Nessuna industria è cambiata in maniera più drammatica e radicale della information technology in America negli ultimi quindici anni. Ed è qui che incominciano le buone notizie.
Il crollo e resurrezione del Nasdaq sono il simbolo delle due qualità più importanti dell’economia Usa, che la distinguono dall’Europa, il Medio Oriente e l’Asia. La prima è la capacità di accettare il fallimento e la sconfitta come aspetti naturali del capitalismo. E la seconda – diretta conseguenza della prima – è la supremazia tecnologica, spinta da un ecosistema di imprenditori, università e investitori che non hanno paura di sbagliare.
Come è possibile che la stragrande maggioranza delle innovazioni tecnologiche dell’ultimo secolo – da Internet ai motori di ricerca, dal cellulare al «cloud», la nuvola che aggrega tutti i dati – siano venute dagli Stati Uniti?
Le statistiche dimostrano che ci sono Paesi più «intelligenti», con migliori sistemi educativi, dove si vive, mangia e beve meglio. Con meno obesità e tensioni razziali. Con pensioni e sanità più giuste e tasse più basse.
Eppure, Steve Jobs e Zuckerberg, Larry Page e Sergey Brin di Google, Larry Ellison di Oracle e tanti altri provengono tutti da un solo Paese (sono tutti immigrati o figli di immigrati ma quella è un’altra storia…). Ci sono, ovviamente, società di tecnologia in altri Paesi ma quante sono frutto di idee originali? Sap in Germania è simile a Oracle, Samsung in Corea è il rivale di Apple, Baidu è il «Google cinese».
Come le piante, i geni della tecnologia hanno bisogno di un clima ideale per crescere e dare frutto. Il sistema americano ha dimostrato di essere l’habitat perfetto. Non si sa se sia un caso fortunato o il prodotto di anni di pianificazione. Se un sistema capitalistico che agli Europei e agli asiatici spesso sembra, ingiusto, sfrenato e senza regole sia la condizione necessaria e sufficiente per la nascita di giganti dell’IT.
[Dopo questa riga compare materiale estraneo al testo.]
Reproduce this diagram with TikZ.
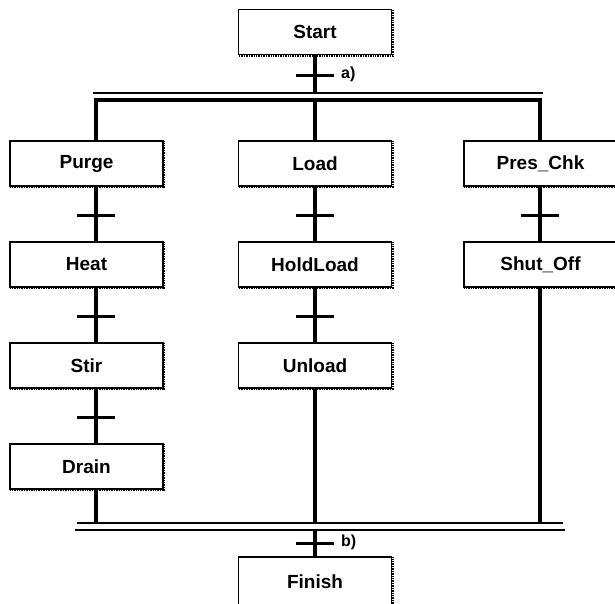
\documentclass[tikz,border=0pt]{standalone}
\usepackage{fontspec}
\setmainfont{Liberation Sans}
\begin{document}
\begin{tikzpicture}[x=1pt,y=-1pt,
  stepbox/.style={draw=black, line width=1.1pt, fill=white,
    minimum width=153pt, minimum height=45pt, inner sep=0pt,
    font=\fontsize{19}{22}\selectfont\bfseries},
  grain/.style={draw=black, line width=2.2pt, dash pattern=on 1pt off 0.7pt},
  flow/.style={line width=3.2pt},
  bar/.style={line width=2.6pt},
  tick/.style={line width=3pt},
  lbl/.style={font=\fontsize{16}{19}\selectfont\bfseries, inner sep=0pt, anchor=west}]
\useasboundingbox (0,0) rectangle (615,603);
\clip (0,0) rectangle (615,603);

% steps
\node[stepbox] (start)  at (315,32)    {Start};
\node[stepbox] (purge)  at (86.5,163.5) {Purge};
\node[stepbox] (load)   at (315,163.5)  {Load};
\node[stepbox] (pres)   at (540.5,163.5) {Pres\_Chk};
\node[stepbox] (heat)   at (86.5,264.5) {Heat};
\node[stepbox] (hold)   at (315,264.5)  {HoldLoad};
\node[stepbox] (shut)   at (540.5,264.5) {Shut\_Off};
\node[stepbox] (stir)   at (86.5,365.5) {Stir};
\node[stepbox] (unload) at (315,365.5)  {Unload};
\node[stepbox] (drain)  at (86.5,466.5) {Drain};
\node[stepbox, minimum height=50pt] (finish) at (315,582)  {Finish};

% grainy shadow along the right and bottom edges
\foreach \n in {start,purge,load,pres,heat,hold,shut,stir,unload,drain,finish}
  \draw[grain] ([xshift=0.8pt,yshift=-1pt]\n.north east) -- ([xshift=0.8pt,yshift=-0.8pt]\n.south east) -- ([xshift=1pt,yshift=-0.8pt]\n.south west);

% branch points on the parallel bars
\coordinate (tl) at (96,100);
\coordinate (tr) at (540,100);
\coordinate (bl) at (96,523);
\coordinate (br) at (540,523);
\coordinate (topbar) at (315,93);
\coordinate (topin) at (315,100);
\coordinate (botbar) at (315,523);
\coordinate (botout) at (315,530);

% parallel (AND) divergence
\draw[bar] (93,93) -- (543,93);
\draw[flow] (start.south) -- (topbar);
\draw[flow] (purge.north -| tl) -- (tl) -- (tr) -- (pres.north -| tr);
\draw[flow] (topin) -- (load.north);

% parallel (AND) convergence
\draw[bar] (77,523) -- (563,523);
\draw[bar] (75,530) -- (565,530);
\draw[flow] (botout) -- (finish.north);

% left branch
\draw[flow] (purge.south -| tl) -- (heat.north -| tl);
\draw[flow] (heat.south -| tl) -- (stir.north -| tl);
\draw[flow] (stir.south -| tl) -- (drain.north -| tl);
\draw[flow] (drain.south -| tl) -- (bl);

% middle branch
\draw[flow] (load.south) -- (hold.north);
\draw[flow] (hold.south) -- (unload.north);
\draw[flow] (unload.south) -- (botbar);

% right branch
\draw[flow] (pres.south -| tr) -- (shut.north -| tr);
\draw[flow] (shut.south -| tr) -- (br);

% transitions
\draw[tick] (296,75) -- (334,75);
\node[lbl] (la) at (341,74) {a)};
\foreach \x in {96,315,540} \draw[tick] (\x-19,215) -- (\x+19,215);
\foreach \x in {96,315} \draw[tick] (\x-19,316) -- (\x+19,316);
\draw[tick] (77,417) -- (115,417);
\draw[tick] (296,543) -- (334,543);
\node[lbl] (lb) at (341,542) {b)};
\end{tikzpicture}
\end{document}
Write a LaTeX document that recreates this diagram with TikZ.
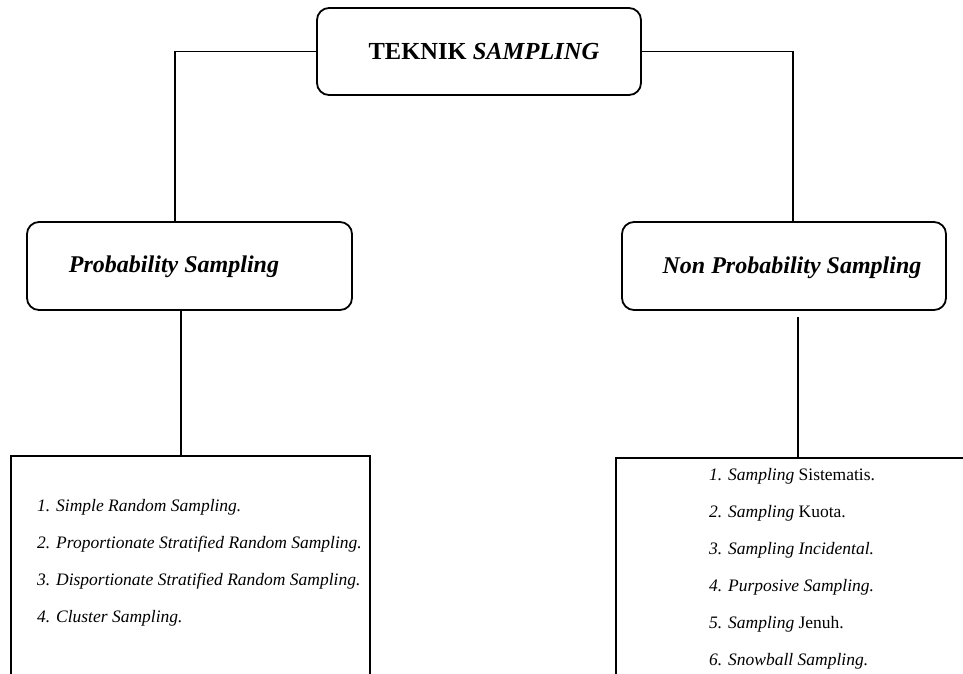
\documentclass[tikz,border=0pt]{standalone}
\usepackage{fontspec}
\setmainfont{Liberation Serif}
\usetikzlibrary{calc}
\begin{document}
\begin{tikzpicture}[x=1pt,y=1pt,yscale=-1,xscale=1]

% --- STYLES ---
\tikzset{
  headbox/.style={draw, line width=1.8pt, rounded corners=12pt, inner sep=0pt},
  listbox/.style={draw, line width=2.1pt, inner sep=0pt, anchor=north west},
  headtext/.style={anchor=base, inner sep=0pt, font=\fontsize{24}{28}\selectfont\bfseries\itshape},
  link/.style={line width=1.6pt},
  item/.style={anchor=base west, inner sep=0pt, font=\fontsize{17.5}{21}\selectfont\itshape}
}

\useasboundingbox (0,0) rectangle (963,673);
\clip (0,0) rectangle (963,673);

% --- TOP BOX ---
\node[headbox, minimum width=324pt, minimum height=87pt] (teknik) at (479,51.5) {};
\node[headtext, font=\fontsize{24.5}{28}\selectfont\bfseries] (teknikText) at (484,59) {TEKNIK \textit{SAMPLING}};

% --- SECOND LEVEL ---
\node[headbox, minimum width=325pt, minimum height=88pt] (prob) at (189.5,266) {};
\node[headtext] (probText) at (174,272) {Probability Sampling};

\node[headbox, minimum width=324pt, minimum height=88pt] (nonprob) at (784,266) {};
\node[headtext] (nonprobText) at (792,273) {Non Probability Sampling};

% --- LIST BOXES (cut by the page edge) ---
\node[listbox, minimum width=359pt, minimum height=260pt] (probList) at (10,455) {};
\node[listbox, minimum width=400pt, minimum height=260pt] (nonprobList) at (615,457) {};

% --- CONNECTORS ---
\coordinate (probTop) at ($(prob.north)+(-14.5,0)$);
\coordinate (nonprobTop) at ($(nonprob.north)+(9,0)$);
\coordinate (probDrop) at ($(prob.south)+(-8.5,0)$);
\coordinate (nonprobDrop) at ($(nonprob.south)+(14,6)$);

\draw[link] (teknik.west) -| (probTop);
\draw[link] (teknik.east) -| (nonprobTop);
\draw[link] (probDrop) -- (probDrop |- probList.north);
\draw[link] (nonprobDrop) -- (nonprobDrop |- nonprobList.north);

% --- LIST ITEMS ---
\foreach \txt [count=\i] in {{Simple Random Sampling.}, {Proportionate Stratified Random Sampling.},
    {Disportionate Stratified Random Sampling.}, {Cluster Sampling.}}
{
  \node[item] (probItem\i) at (37, {474+37*\i}) {\i. \txt};
}

\foreach \txt [count=\i] in {{Sampling \textup{Sistematis.}}, {Sampling \textup{Kuota.}},
    {Sampling Incidental.}, {Purposive Sampling.}, {Sampling \textup{Jenuh.}}, {Snowball Sampling.}}
{
  \node[item] (nonprobItem\i) at (709, {443+37*\i}) {\i. \txt};
}

\end{tikzpicture}
\end{document}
Quel che è certo e che gli Usa non condannano i perdenti. Andare in bancarotta in America non è la fine di una carriera, come in Europa. E nemmeno un’onta personale, come in Asia, dove «perdere la faccia» è quasi un crimine – basta guardare alle conferenze stampa-harakiri dei dirigenti di azienda in Giappone.
In America gli imprenditori capaci, seri e tosti possono provarci un’altra volta. Chiudere le porte in un posto e ricominciare daccapo altrove. Nel 2004, Evan Williams aveva lanciato Odeo, una società che produceva «podcasts», completamente distrutta dal lancio di «iTunes» da parte di Apple. Due anni dopo, Williams divenne uno dei fondatori di Twitter. Che cosa ne sarebbe stato di Twitter se Williams fosse andato a lavorare in banca dopo il fallimento di Odeo? Il business americano pullula di storie di questo tipo, sin dai tempi di Henry Ford e Thomas Edison.
«Non si può spiegare. È come il barbecue: la salsa è segreta», mi ha detto un banchiere di Silicon Valley. Sarà pure vero, ma alcuni ingredienti sono ben noti: un mondo finanziario pieno di società di venture capital che vogliono investire capital, un sistema legale in cui la bancarotta è veloce e una società che giudica meno e applaude di più.
È come se il sistema americano avesse adottato, e adattato, le parole di Francesco De Gregori ne «La leva calcistica della classe ’68». «Nino non aver paura a sbagliare un calcio di rigore/non è mica da questi particolari che si giudica un giocatore».
L’imprenditore si vede dal coraggio, dall’altruismo e dalla fantasia.